The Church in Australia is mourning the loss of Cardinal Edward Clancy, the Archbishop of Sydney from 1983 to 2001, who died Sunday at the age of 90.

"After a long illness, Cardinal Edward Clancy has returned to his true home. We remember him as a generous, disciplined leader who loved the Church, and was at home with ordinary people," Archbishop Denis Hart of Melbourne commented Aug. 3.

"Always a man of honesty and directness, he is remembered by bishops, priests and people for his unstinting generosity in the service of Church and community. I, and others, will remember his great personal kindness. May he rest in peace."

Cardinal Clancy had been cared for during the last eight years of his life at the Little Sisters of the Poor's St. Joseph Home in Randwick, an eastern suburb of Sydney.

Edward Bede Clancy was born in Lithgow, New South Wales in 1923. He began his religious studies at age 16, at St. Columba's College, and then at St. Patrick's College, Manly, and was ordained a priest of the Sydney archdiocese in 1949.

In 1951 he went to Rome and graduated with a licentiate in theology from the Angelicum, and a licentiate of sacred scripture from the Pontifical Biblical Institute. Later, in 1965, he completed a doctorate in theology, and he taught at and served as chaplain to the University of Sydney.

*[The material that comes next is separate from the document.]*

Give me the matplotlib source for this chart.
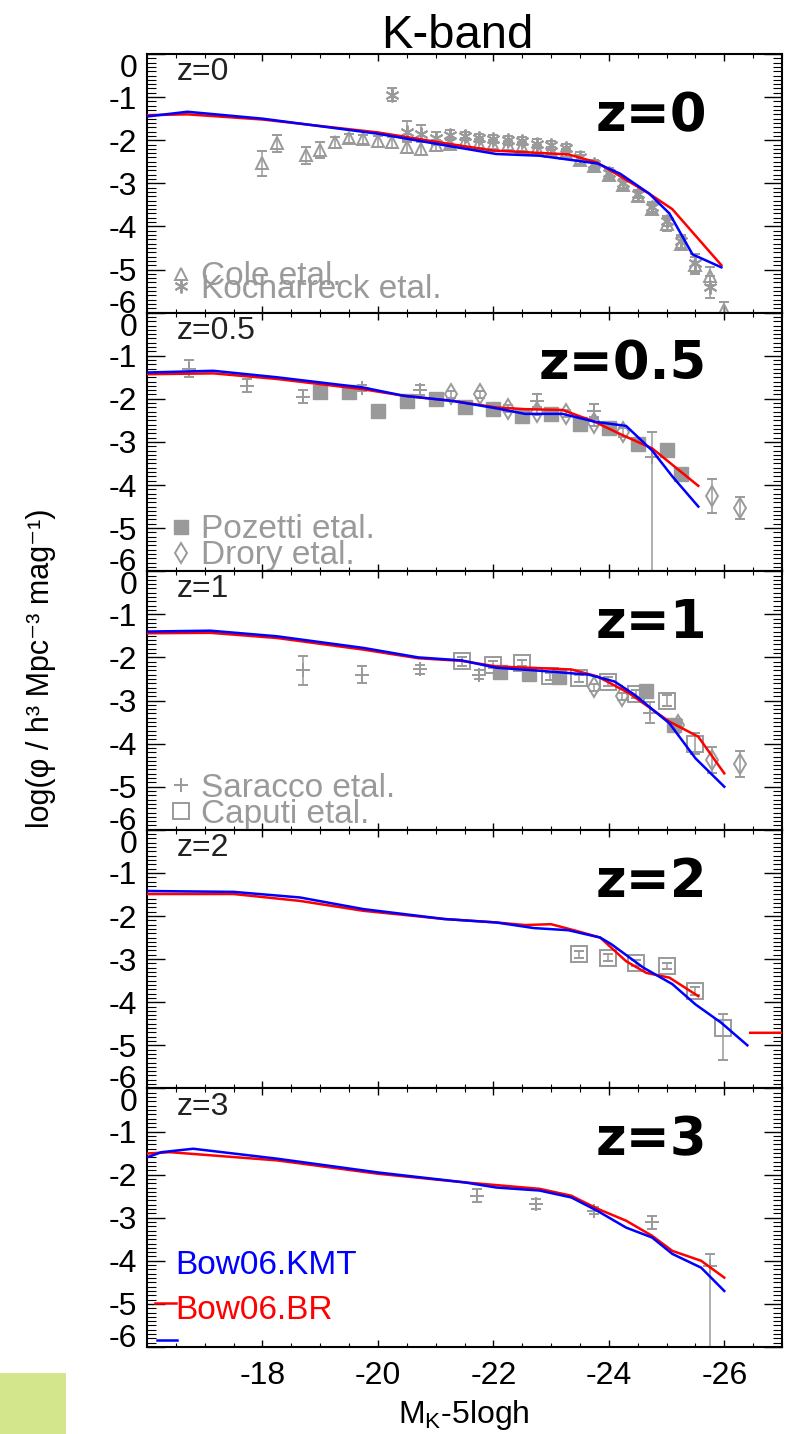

In 1974 he was consecrated as an auxiliary bishop of Sydney; he was then appointed Archbishop of Canberra (and Goulburn) in 1978.

Cardinal Clancy was in 1983 appointed Archbishop of Sydney, where he continued to serve for 18 years. He was elevated to the college of cardinals in 1988, and for much of his time as Sydney's archbishop, he also served as president of the Australian bishops' conference.

Archbishop Hart described the cardinal's as having served the Sydney archdiocese "with distinction as a gifted pastor who undertook many projects, including the completion of St Mary's Cathedral."

Cardinal Clancy retired in 2001, at the age of 77.

"I remember a prayerful, dedicated, humble and hard working archbishop," said Bishop Peter Ingham of Wollongong, who had worked alongside the cardinal as a priest in the Sydney archdiocese, and was an auxiliary bishop there for the last seven years of Cardinal Clancy's leadership of the local Church.  

"A man of integrity, who was determined, even-handed, and who discharged his responsibilities conscientiously, in fact with an overwhelming sense of duty" Bishop Ingham noted. "Of course you were never in doubt who was in charge, but he always took full responsibility for his actions."

Bishop Ingham also remembered Cardinal Clancy's "refined sense of humor" and his passion for such sports as tennis, golf, and cycling.

"In the years of his tenure as archbishop, Cardinal Clancy oversaw the formation of the Australian Catholic University on which he served as Chancellor, the closure of St. Patrick's Seminary, Manly, to be re-established as the Seminary of The Good Shepherd at Homebush, and The Catholic Institute of Sydney, Strathfield."

Fr. Brian Lucas, general secretary of the Australian bishops' conference, worked with the late cardinal as secretary of the archdiocese from 1990 to 2001.

He commented, "Cardinal Clancy will be remembered not only by decisions such as the creation of the dioceses of Broken Bay and Parramatta, but for his strong leadership in the beatification and eventual canonization of Mary MacKillop."